▶ Problem:
Extract the lines of the material below, beginning with the first and ending with the line that holds "const majorTicks = [0.1, 1, 10, 100];". Skip every picture.

[Records with drawing code]
########

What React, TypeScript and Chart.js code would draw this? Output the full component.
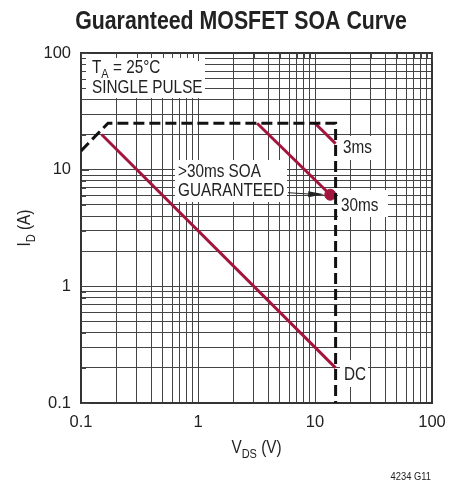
import React, { useEffect, useRef } from 'react';
import { Chart, registerables } from 'chart.js';

Chart.register(...registerables);

// log grid positions (every 1..9 step per decade) and the labelled ones
const logTicks = [
  0.1, 0.2, 0.3, 0.4, 0.5, 0.6, 0.7, 0.8, 0.9,
  1, 2, 3, 4, 5, 6, 7, 8, 9,
  10, 20, 30, 40, 50, 60, 70, 80, 90,
  100,
];
const majorTicks = [0.1, 1, 10, 100];

// SOA boundary (dashed)
const limitV = [0.1, 0.17, 15, 15];
const limitI = [14.5, 25, 25, 0.1];
// DC curve
const dcV = [0.15, 15];
const dcI = [20, 0.2];
// 30ms curve
const ms30V = [3.2, 13.5];
const ms30I = [25, 6.1];
// 3ms curve
const ms3V = [10, 15];
const ms3I = [25, 16.7];
// guaranteed point
const guaranteedV = [13.5];
const guaranteedI = [6.1];

const RED = '#A3153D';
const INK = '#222';
const GRID = '#444';
const FONT = '"Liberation Sans", Arial, sans-serif';
const NARROW = 0.85; // horizontal squeeze to mimic a condensed face

type Run = { text: string; sub?: boolean };

function setFont(ctx: CanvasRenderingContext2D, size: number, bold = false) {
  ctx.font = `${bold ? 'bold ' : ''}${size}px ${FONT}`;
}

function runsWidth(ctx: CanvasRenderingContext2D, runs: Run[], size: number) {
  let w = 0;
  for (const r of runs) {
    setFont(ctx, r.sub ? size * 0.72 : size);
    w += ctx.measureText(r.text).width;
  }
  return w * NARROW;
}

// draw squeezed text with subscripts, left-aligned on baseline (x, y)
function drawRuns(ctx: CanvasRenderingContext2D, runs: Run[], x: number, y: number, size: number) {
  ctx.save();
  ctx.translate(x, y);
  ctx.scale(NARROW, 1);
  ctx.textAlign = 'left';
  ctx.textBaseline = 'alphabetic';
  let cx = 0;
  for (const r of runs) {
    const s = r.sub ? size * 0.72 : size;
    setFont(ctx, s);
    ctx.fillText(r.text, cx, r.sub ? size * 0.25 : 0);
    cx += ctx.measureText(r.text).width;
  }
  ctx.restore();
}

const annotations = {
  id: 'annotations',
  beforeDatasetsDraw(chart: any) {
    const { ctx, chartArea: a, scales } = chart;
    const x = scales.x;
    const y = scales.y;
    ctx.save();
    ctx.fillStyle = '#fff';
    // white label boxes over the grid
    ctx.fillRect(a.left, a.top, 124, 45);
    ctx.fillRect(175, 160, 112, 42);
    ctx.fillRect(339, 136, 42, 24);
    ctx.fillRect(338, 190, 50, 27);
    ctx.fillRect(340, 360, 28, 27);

    // frame
    ctx.strokeStyle = '#333';
    ctx.lineWidth = 2;
    ctx.strokeRect(a.left, a.top, a.right - a.left, a.bottom - a.top);

    // inward ticks on left and top edges
    ctx.lineWidth = 1;
    ctx.strokeStyle = GRID;
    ctx.beginPath();
    for (const v of logTicks) {
      const len = majorTicks.includes(v) ? 8 : 5;
      const py = Math.round(y.getPixelForValue(v)) + 0.5;
      ctx.moveTo(a.left, py);
      ctx.lineTo(a.left + len, py);
      const px = Math.round(x.getPixelForValue(v)) + 0.5;
      ctx.moveTo(px, a.top);
      ctx.lineTo(px, a.top + len);
    }
    ctx.stroke();
    ctx.restore();
  },
  afterDatasetsDraw(chart: any) {
    const { ctx, chartArea: a, scales } = chart;
    const x = scales.x;
    const y = scales.y;
    ctx.save();
    ctx.fillStyle = INK;

    const size = 18;
    drawRuns(ctx, [{ text: 'T' }, { text: 'A', sub: true }, { text: ' = 25°C' }], 92, 73, size);
    drawRuns(ctx, [{ text: 'SINGLE PULSE' }], 92, 93, size);

    drawRuns(ctx, [{ text: '>30ms SOA' }], 178, 177, size);
    drawRuns(ctx, [{ text: 'GUARANTEED' }], 178, 196, size);

    drawRuns(ctx, [{ text: '3ms' }], 343, 153, size);
    drawRuns(ctx, [{ text: '30ms' }], 341, 211, size);
    drawRuns(ctx, [{ text: 'DC' }], 344, 380, size);

    // arrow to the guaranteed point
    const tipX = x.getPixelForValue(guaranteedV[0]) - 6;
    const tipY = y.getPixelForValue(guaranteedI[0]) - 0.5;
    const startX = 288;
    const startY = tipY - 1.5;
    ctx.strokeStyle = INK;
    ctx.lineWidth = 1;
    ctx.beginPath();
    ctx.moveTo(startX, startY);
    ctx.lineTo(tipX - 12, tipY);
    ctx.stroke();
    ctx.beginPath();
    ctx.moveTo(tipX, tipY);
    ctx.lineTo(tipX - 16, tipY - 3);
    ctx.lineTo(tipX - 16, tipY + 3);
    ctx.closePath();
    ctx.fill();

    // title
    ctx.save();
    ctx.translate(241, 29);
    ctx.scale(0.82, 1);
    setFont(ctx, 26, true);
    ctx.textAlign = 'center';
    ctx.fillStyle = INK;
    ctx.fillText('Guaranteed MOSFET SOA Curve', 0, 0);
    ctx.restore();

    // x axis title
    const xt: Run[] = [{ text: 'V' }, { text: 'DS', sub: true }, { text: ' (V)' }];
    const xw = runsWidth(ctx, xt, size);
    drawRuns(ctx, xt, (a.left + a.right) / 2 - xw / 2, 453, size);

    // y axis title
    const yt: Run[] = [{ text: 'I' }, { text: 'D', sub: true }, { text: ' (A)' }];
    const yw = runsWidth(ctx, yt, size);
    ctx.save();
    ctx.translate(30, (a.top + a.bottom) / 2);
    ctx.rotate(-Math.PI / 2);
    drawRuns(ctx, yt, -yw / 2, 0, size);
    ctx.restore();

    // note
    ctx.save();
    ctx.translate(431, 480);
    ctx.scale(NARROW, 1);
    setFont(ctx, 11);
    ctx.textAlign = 'right';
    ctx.fillText('4234 G11', 0, 0);
    ctx.restore();
    ctx.restore();
  },
};

function pts(xs: number[], ys: number[]) {
  return xs.map((v, i) => ({ x: v, y: ys[i] }));
}

function SoaChart() {
  const chartRef = useRef<HTMLCanvasElement>(null);
  const chartInstance = useRef<Chart | null>(null);

  useEffect(() => {
    if (!chartRef.current) return;
    if (chartInstance.current) chartInstance.current.destroy();
    const ctx = chartRef.current.getContext('2d');
    if (!ctx) return;

    const lineSet = (data: { x: number; y: number }[], color: string, dash: number[] = []) => ({
      data,
      showLine: true,
      borderColor: color,
      borderWidth: 3,
      borderDash: dash,
      pointRadius: 0,
      fill: false,
      tension: 0,
    });

    const setTicks = (scale: any) => {
      scale.ticks = logTicks.map((v) => ({ value: v }));
    };
    const tickLabel = (value: any) => (majorTicks.includes(Number(value)) ? String(value) : '');

    chartInstance.current = new Chart(ctx, {
      type: 'scatter',
      data: {
        datasets: [
          lineSet(pts(limitV, limitI), '#111', [11, 5]),
          lineSet(pts(dcV, dcI), RED),
          lineSet(pts(ms30V, ms30I), RED),
          lineSet(pts(ms3V, ms3I), RED),
          {
            data: pts(guaranteedV, guaranteedI),
            pointRadius: 5.5,
            pointBackgroundColor: RED,
            pointBorderColor: RED,
            showLine: false,
          } as any,
        ],
      },
      options: {
        responsive: false,
        animation: false,
        layout: { padding: { left: 0, top: 53, right: 28, bottom: 0 } },
        plugins: {
          legend: { display: false },
          tooltip: { enabled: false },
        },
        scales: {
          x: {
            type: 'logarithmic',
            min: 0.1,
            max: 100,
            afterBuildTicks: setTicks,
            afterFit: (s: any) => { s.height = 84; },
            grid: { color: GRID, lineWidth: 1, drawTicks: false },
            border: { display: false },
            ticks: {
              autoSkip: false,
              maxRotation: 0,
              padding: 10,
              color: INK,
              font: { family: FONT, size: 16.5 },
              callback: tickLabel,
            },
          },
          y: {
            type: 'logarithmic',
            min: 0.1,
            max: 100,
            afterBuildTicks: setTicks,
            afterFit: (s: any) => { s.width = 81; },
            grid: { color: GRID, lineWidth: 1, drawTicks: false },
            border: { display: false },
            ticks: {
              autoSkip: false,
              padding: 10,
              color: INK,
              font: { family: FONT, size: 16.5 },
              callback: tickLabel,
            },
          },
        },
      },
      plugins: [annotations],
    });

    return () => {
      if (chartInstance.current) {
        chartInstance.current.destroy();
        chartInstance.current = null;
      }
    };
  }, []);

  return (
    <div style={{ position: 'absolute', left: 0, top: 0, width: 460, height: 487, background: '#fff' }}>
      <canvas ref={chartRef} width={460} height={487} style={{ display: 'block' }} />
    </div>
  );
}

export default function App() {
  return <SoaChart />;
}
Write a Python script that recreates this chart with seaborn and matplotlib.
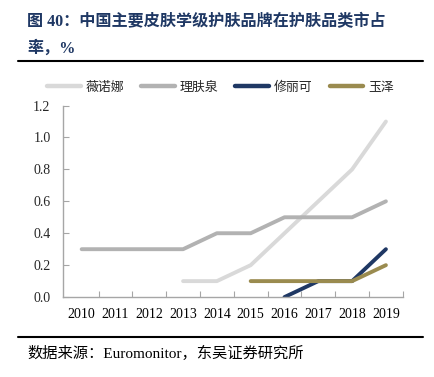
import matplotlib
matplotlib.use("Agg")
import matplotlib.pyplot as plt
import seaborn as sns
import pandas as pd
import numpy as np
from matplotlib.ticker import FixedLocator

sns.set_theme(style="white")
plt.rcParams['font.family'] = ['Liberation Serif', 'Noto Sans CJK SC', 'DejaVu Sans']
plt.rcParams['axes.unicode_minus'] = False

years = [2010, 2011, 2012, 2013, 2014, 2015, 2016, 2017, 2018, 2019]
brands = ["薇诺娜", "理肤泉", "修丽可", "玉泽"]
winona = [None, None, None, 0.1, 0.1, 0.2, 0.4, 0.6, 0.8, 1.1]
laroche = [0.3, 0.3, 0.3, 0.3, 0.4, 0.4, 0.5, 0.5, 0.5, 0.6]
skinceuticals = [None, None, None, None, None, None, 0.0, 0.1, 0.1, 0.3]
yuze = [None, None, None, None, None, 0.1, 0.1, 0.1, 0.1, 0.2]
colors = ["#D9D9D9", "#B2B2B2", "#1F3864", "#9A8B4F"]

rows = []
for b, vals in zip(brands, [winona, laroche, skinceuticals, yuze]):
    for y, v in zip(years, vals):
        if v is not None:
            rows.append({"年份": y, "品牌": b, "市占率": v})
df = pd.DataFrame(rows)

fig = plt.figure(figsize=(4.35, 3.77), dpi=100)
ax = fig.add_axes([0.145, 0.212, 0.781, 0.508])

sns.lineplot(data=df, x="年份", y="市占率", hue="品牌", hue_order=brands,
             palette=colors, linewidth=2.8, ax=ax, legend=False)

ax.set_xlim(2009.45, 2019.5)
ax.set_ylim(0, 1.2)
ax.set_yticks(np.arange(0, 1.21, 0.2))
ax.set_yticklabels([f"{v:.1f}" for v in np.arange(0, 1.21, 0.2)])
ax.set_xticks(years)
ax.set_xticklabels([str(y) for y in years])
ax.xaxis.set_minor_locator(FixedLocator([y + 0.5 for y in years]))
ax.tick_params(axis='x', which='major', length=0, labelsize=10, pad=8, colors='black')
ax.tick_params(axis='x', which='minor', length=4, direction='in', color='#A6A6A6', width=0.8, bottom=True)
ax.tick_params(axis='y', length=4, direction='in', color='#A6A6A6', width=0.8, labelsize=10, pad=9, left=True)
ax.set_xlabel("")
ax.set_ylabel("")
for s in ["top", "right"]:
    ax.spines[s].set_visible(False)
for s in ["left", "bottom"]:
    ax.spines[s].set_color("#A6A6A6")
    ax.spines[s].set_linewidth(1.0)
ax.grid(False)

handles = [plt.Line2D([0], [0], color=c, lw=3.2) for c in colors]
fig.legend(handles, brands, loc="center", bbox_to_anchor=(0.507, 0.768), ncol=4,
           frameon=False, fontsize=9.3, handlelength=2.6, handletextpad=0.4,
           columnspacing=1.3)

title_color = "#1F3864"
fig.text(0.062, 0.942, "图 40：中国主要皮肤学级护肤品牌在护肤品类市占", fontsize=11.6,
         fontweight="bold", color=title_color, va="center", ha="left")
fig.text(0.062, 0.87, "率，%", fontsize=11.6, fontweight="bold", color=title_color,
         va="center", ha="left")

fig.add_artist(plt.Line2D([0.041, 0.972], [0.838, 0.838], color="black", lw=1.5,
                          transform=fig.transFigure))
fig.add_artist(plt.Line2D([0.041, 0.972], [0.105, 0.105], color="black", lw=1.5,
                          transform=fig.transFigure))
fig.text(0.062, 0.064, "数据来源：Euromonitor，东吴证券研究所", fontsize=11,
         color="black", va="center", ha="left")

fig.savefig("out.png", dpi=100)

########

▶ Result:
What React, TypeScript and Chart.js code would draw this? Output the full component.
import React, { useEffect, useRef } from 'react';
import { Chart, registerables } from 'chart.js';

Chart.register(...registerables);

// log grid positions (every 1..9 step per decade) and the labelled ones
const logTicks = [
  0.1, 0.2, 0.3, 0.4, 0.5, 0.6, 0.7, 0.8, 0.9,
  1, 2, 3, 4, 5, 6, 7, 8, 9,
  10, 20, 30, 40, 50, 60, 70, 80, 90,
  100,
];
const majorTicks = [0.1, 1, 10, 100];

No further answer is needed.